Мыльный настой имел самый приятный аромат. То есть практически ничем не пах. И замечательно, потому что моя невероятная грациозность способствует тому, чтобы стать мокрым до ушей… Кстати, о мокром. Я подумал и снял фуфайку, пристроив ее на перилах террасы – погода хорошая, день обещает быть теплым, можно рискнуть и раздеться. Я поболтал ладонью в ведре, взбивая радужные пузыри, окунул туда мочалку и уже приготовился начать свой «скорбный» труд, когда откуда-то сверху раздался громкий нахальный голос:

– Что это у тебя?





Я поднял голову и застыл с открытым ртом. Надо мной возвышался – да-да, именно возвышался, потому что ничего иного я не могу сказать про человека, у которого свободно могу пройти под мышкой, – рыжеволосый верзила таких пропорций, которые внушали уважение, смешанное со страхом. И как только на свет появляются гиганты? Узор на лице не произвел на него никакого впечатления, из чего я сделал вывод: либо доктор рассказал истинную причину появления клейма, либо просто попросил не обращать внимания. Ну, хоть здесь проблем не предвидится… Карие глаза буравили мою грудь. Куда все же он смотрит? Я опустил взгляд и понял причину любопытства: мешочек, подаренный гномкой, все еще болтался на мне. Странно, но я так привык к нему, что даже перестал замечать…

– Что это?

– Моя личная вещь. – Я старался говорить исключительно вежливо, на грани подобострастия, потому что не хотел оказаться на койке с переломанными ногами.

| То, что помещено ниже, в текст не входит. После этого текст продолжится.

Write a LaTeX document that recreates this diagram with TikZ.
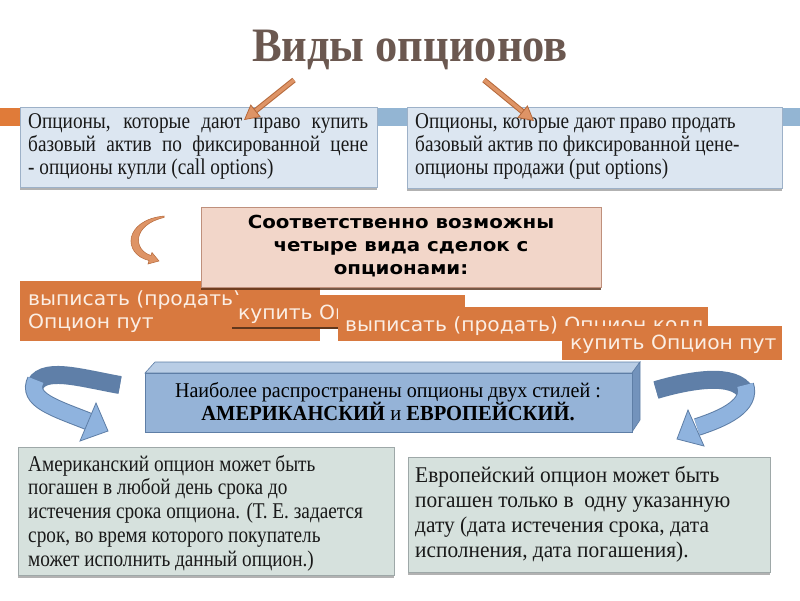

– Это же девчачья игрушка! – вполне разумно заявил верзила.

– Это… подарок, – неопределенно ответил я.

– Дай сюда! – Растопыренная пятерня качнулась перед моим носом.

Вы пробовали спорить со стихией? Вот-вот, и мне не хотелось… Я снял с шеи шнурок, на котором висел мешочек, и вложил все «имущество» в открытую ладонь рыжего.

– Милая вещичка… – Он раскрыл мешочек. – А это что такое?!

В солнечных лучах сверкнул металл.

– Не отвлекайте юношу от работы, почтенный Борг… – Доктор выглянул из дверей дома и замер на месте, увидев родовой знак оборотня в руке верзилы.

– Откуда у вас эта вещь? – Доктор только что не облизывался, пожирая глазами переплетения желтого металла.

– Это было у парня в кошельке… – растерянно признал рыжий гигант.

Глаза Гизариуса переползли на меня.

– Как это понимать?

– Что именно?

– Где ты взял столь… редкую вещь?

– Где взял, там больше нет, – огрызнулся я. Мало того, что все отняли, так теперь еще и выспрашивают!

6

«Королевская милость» – вид наказания, при котором преступнику ставится на тело клеймо (части тела выбираются произвольно, нередко прямо свидетельствуя о чувстве юмора палача), а сам нарушитель законов отпускается на свободу, но его участь незавидна: в любом городе или ином поселении приговор, указанный клеймом, может быть приведен в исполнение любым человеком. Простой народ обычно расположен к подобным развлечениям.